* _Problem statement_
Please report every line from the material that contains the word "page".

* _Extracted data_

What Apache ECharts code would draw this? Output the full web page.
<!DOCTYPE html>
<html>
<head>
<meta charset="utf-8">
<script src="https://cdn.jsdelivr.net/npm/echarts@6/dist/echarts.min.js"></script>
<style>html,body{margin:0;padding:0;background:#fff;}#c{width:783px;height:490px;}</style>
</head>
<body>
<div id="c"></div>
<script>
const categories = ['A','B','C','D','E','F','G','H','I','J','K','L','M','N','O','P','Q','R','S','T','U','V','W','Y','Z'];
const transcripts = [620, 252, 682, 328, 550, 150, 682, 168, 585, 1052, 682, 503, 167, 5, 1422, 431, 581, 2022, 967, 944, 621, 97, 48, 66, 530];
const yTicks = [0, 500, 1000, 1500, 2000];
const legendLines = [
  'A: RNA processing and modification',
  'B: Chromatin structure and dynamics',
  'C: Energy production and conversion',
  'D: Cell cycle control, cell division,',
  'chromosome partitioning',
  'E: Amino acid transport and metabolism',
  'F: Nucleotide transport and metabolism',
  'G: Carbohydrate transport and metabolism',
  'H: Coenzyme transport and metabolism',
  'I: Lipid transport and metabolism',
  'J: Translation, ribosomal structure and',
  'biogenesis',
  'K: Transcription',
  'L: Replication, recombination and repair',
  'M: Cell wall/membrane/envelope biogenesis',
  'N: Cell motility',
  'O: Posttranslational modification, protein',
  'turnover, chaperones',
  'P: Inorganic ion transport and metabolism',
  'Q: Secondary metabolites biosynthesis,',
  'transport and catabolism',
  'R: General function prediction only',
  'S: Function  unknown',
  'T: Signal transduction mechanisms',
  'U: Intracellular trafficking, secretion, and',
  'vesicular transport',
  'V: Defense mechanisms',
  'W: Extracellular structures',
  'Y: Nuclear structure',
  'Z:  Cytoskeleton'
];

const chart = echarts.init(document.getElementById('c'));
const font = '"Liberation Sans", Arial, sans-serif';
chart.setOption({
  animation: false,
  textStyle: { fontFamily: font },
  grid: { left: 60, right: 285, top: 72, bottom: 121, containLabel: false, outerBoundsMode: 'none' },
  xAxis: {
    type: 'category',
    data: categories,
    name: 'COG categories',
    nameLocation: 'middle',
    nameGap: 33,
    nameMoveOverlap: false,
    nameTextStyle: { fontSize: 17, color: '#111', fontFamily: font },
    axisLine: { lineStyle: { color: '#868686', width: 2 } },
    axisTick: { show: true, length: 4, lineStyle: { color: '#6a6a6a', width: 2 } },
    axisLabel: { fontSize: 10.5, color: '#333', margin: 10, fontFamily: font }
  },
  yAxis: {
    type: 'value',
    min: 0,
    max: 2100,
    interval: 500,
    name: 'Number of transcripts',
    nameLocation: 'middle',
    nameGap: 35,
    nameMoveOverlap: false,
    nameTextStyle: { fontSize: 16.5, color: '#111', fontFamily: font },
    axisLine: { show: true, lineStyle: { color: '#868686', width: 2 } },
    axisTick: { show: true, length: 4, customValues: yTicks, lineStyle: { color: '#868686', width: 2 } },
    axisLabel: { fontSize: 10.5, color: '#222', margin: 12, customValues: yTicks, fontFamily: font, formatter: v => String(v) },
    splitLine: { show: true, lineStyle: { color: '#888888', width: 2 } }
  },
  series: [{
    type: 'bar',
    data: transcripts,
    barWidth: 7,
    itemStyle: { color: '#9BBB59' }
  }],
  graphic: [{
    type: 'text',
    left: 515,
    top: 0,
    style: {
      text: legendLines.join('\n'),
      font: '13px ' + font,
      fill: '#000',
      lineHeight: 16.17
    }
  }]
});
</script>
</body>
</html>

---

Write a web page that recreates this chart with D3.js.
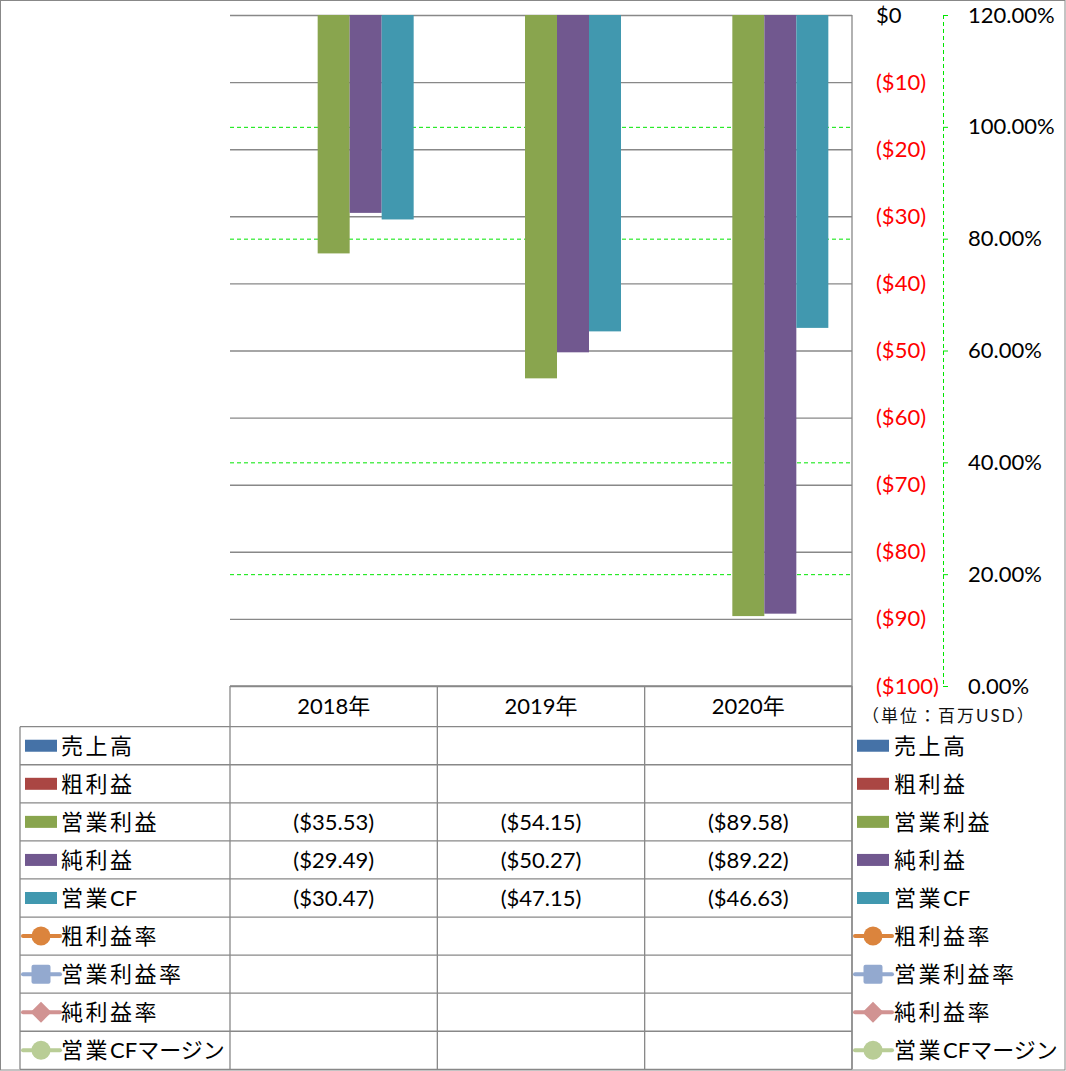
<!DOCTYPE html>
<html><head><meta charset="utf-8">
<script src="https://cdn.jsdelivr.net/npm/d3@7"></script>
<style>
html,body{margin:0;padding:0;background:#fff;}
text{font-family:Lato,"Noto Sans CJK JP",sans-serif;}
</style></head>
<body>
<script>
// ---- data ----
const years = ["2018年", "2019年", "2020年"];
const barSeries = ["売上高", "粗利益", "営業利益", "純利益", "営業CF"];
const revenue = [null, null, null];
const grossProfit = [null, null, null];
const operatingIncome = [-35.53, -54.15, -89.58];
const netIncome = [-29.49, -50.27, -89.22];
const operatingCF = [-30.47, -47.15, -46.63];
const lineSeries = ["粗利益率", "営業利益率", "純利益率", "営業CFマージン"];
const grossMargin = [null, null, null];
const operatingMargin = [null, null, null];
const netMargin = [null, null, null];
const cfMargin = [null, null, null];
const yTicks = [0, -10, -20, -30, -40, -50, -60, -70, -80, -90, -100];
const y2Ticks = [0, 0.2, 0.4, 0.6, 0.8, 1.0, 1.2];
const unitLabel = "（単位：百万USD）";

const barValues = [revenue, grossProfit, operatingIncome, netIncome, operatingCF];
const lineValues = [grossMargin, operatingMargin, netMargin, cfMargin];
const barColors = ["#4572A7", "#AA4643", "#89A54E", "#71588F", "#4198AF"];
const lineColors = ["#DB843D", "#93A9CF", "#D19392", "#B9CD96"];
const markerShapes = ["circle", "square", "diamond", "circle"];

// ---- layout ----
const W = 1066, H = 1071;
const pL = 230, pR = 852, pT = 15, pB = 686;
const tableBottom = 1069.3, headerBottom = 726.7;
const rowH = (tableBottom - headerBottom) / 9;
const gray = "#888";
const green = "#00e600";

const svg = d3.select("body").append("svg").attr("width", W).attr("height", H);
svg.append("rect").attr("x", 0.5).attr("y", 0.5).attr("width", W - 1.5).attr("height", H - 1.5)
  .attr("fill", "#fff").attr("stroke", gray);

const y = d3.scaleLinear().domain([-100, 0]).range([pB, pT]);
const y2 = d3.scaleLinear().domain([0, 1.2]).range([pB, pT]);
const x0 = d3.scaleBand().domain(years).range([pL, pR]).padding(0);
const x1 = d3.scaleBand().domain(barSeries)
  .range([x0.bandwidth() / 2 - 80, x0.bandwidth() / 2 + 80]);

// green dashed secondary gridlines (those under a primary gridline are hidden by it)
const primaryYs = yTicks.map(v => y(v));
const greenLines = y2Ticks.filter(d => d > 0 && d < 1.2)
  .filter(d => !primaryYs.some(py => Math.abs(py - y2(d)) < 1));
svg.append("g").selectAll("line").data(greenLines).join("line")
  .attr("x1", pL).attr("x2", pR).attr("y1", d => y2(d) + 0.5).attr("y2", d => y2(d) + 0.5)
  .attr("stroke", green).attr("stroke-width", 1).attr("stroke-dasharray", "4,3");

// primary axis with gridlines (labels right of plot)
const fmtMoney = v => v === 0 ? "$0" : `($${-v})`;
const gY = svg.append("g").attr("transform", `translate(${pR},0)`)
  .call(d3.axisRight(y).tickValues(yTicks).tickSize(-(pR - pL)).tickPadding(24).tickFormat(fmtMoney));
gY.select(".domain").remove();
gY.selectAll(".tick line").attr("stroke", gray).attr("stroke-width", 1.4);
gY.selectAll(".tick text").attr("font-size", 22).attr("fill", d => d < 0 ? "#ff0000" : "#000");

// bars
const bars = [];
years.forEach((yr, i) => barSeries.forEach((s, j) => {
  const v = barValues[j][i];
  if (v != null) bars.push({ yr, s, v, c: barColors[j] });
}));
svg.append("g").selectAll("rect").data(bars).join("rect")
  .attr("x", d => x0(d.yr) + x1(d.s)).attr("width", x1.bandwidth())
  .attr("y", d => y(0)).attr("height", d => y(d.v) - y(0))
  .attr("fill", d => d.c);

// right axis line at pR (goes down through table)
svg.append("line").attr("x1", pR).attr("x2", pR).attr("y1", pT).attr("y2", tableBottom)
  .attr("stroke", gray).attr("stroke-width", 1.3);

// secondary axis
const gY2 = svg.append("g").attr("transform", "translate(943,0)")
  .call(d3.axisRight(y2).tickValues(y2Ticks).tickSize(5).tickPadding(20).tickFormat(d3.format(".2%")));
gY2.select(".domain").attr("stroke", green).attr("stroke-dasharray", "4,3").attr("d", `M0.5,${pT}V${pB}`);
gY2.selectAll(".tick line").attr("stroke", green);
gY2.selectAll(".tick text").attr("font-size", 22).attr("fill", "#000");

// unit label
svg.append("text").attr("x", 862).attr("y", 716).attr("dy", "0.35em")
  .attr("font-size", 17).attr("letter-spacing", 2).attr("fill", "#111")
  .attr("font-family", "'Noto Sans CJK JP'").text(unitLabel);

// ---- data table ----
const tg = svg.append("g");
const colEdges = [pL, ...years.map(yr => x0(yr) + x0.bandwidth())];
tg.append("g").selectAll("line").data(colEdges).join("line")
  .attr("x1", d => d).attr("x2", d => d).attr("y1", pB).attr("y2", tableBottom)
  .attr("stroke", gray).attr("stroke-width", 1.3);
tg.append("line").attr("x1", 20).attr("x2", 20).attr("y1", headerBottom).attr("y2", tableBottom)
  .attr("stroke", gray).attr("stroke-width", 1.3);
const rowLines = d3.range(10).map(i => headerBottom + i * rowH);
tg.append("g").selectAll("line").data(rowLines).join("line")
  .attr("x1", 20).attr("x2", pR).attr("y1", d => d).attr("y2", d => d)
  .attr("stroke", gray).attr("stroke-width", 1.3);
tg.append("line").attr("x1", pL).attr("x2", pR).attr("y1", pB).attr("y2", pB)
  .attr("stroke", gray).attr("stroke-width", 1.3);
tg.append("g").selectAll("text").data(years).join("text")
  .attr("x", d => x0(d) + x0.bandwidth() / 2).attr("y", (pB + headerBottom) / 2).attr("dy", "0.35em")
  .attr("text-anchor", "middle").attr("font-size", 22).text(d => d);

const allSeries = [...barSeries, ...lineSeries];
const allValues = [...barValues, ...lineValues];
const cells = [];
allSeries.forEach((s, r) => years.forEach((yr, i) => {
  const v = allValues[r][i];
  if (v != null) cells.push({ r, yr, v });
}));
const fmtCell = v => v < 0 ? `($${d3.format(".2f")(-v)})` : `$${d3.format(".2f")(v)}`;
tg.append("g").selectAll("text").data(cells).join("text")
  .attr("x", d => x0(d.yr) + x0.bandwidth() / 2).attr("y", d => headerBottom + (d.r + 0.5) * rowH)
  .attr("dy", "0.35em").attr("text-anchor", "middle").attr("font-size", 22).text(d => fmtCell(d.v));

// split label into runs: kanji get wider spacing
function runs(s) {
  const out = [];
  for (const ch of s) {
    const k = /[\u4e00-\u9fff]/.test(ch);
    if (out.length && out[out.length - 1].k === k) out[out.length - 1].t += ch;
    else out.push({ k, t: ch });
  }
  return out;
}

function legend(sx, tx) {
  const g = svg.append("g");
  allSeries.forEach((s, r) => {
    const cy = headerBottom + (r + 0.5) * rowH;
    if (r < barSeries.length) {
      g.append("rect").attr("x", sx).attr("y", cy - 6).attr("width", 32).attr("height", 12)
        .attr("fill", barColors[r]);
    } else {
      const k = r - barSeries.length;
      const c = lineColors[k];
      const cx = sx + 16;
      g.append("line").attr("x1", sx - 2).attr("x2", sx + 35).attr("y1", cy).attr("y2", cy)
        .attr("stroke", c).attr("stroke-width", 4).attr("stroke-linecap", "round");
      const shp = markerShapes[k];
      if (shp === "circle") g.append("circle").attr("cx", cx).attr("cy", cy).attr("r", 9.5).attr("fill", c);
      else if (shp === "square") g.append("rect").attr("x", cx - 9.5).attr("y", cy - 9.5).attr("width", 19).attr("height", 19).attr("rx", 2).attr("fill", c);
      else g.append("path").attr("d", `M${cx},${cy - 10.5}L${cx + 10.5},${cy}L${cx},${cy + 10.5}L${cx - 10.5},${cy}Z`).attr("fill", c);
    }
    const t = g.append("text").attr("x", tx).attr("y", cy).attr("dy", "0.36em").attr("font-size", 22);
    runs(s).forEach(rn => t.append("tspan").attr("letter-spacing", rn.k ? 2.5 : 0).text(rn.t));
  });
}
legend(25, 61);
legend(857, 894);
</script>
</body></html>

* _Result of this task_
What Apache ECharts code would draw this? Output the full web page.
Write a web page that recreates this chart with D3.js.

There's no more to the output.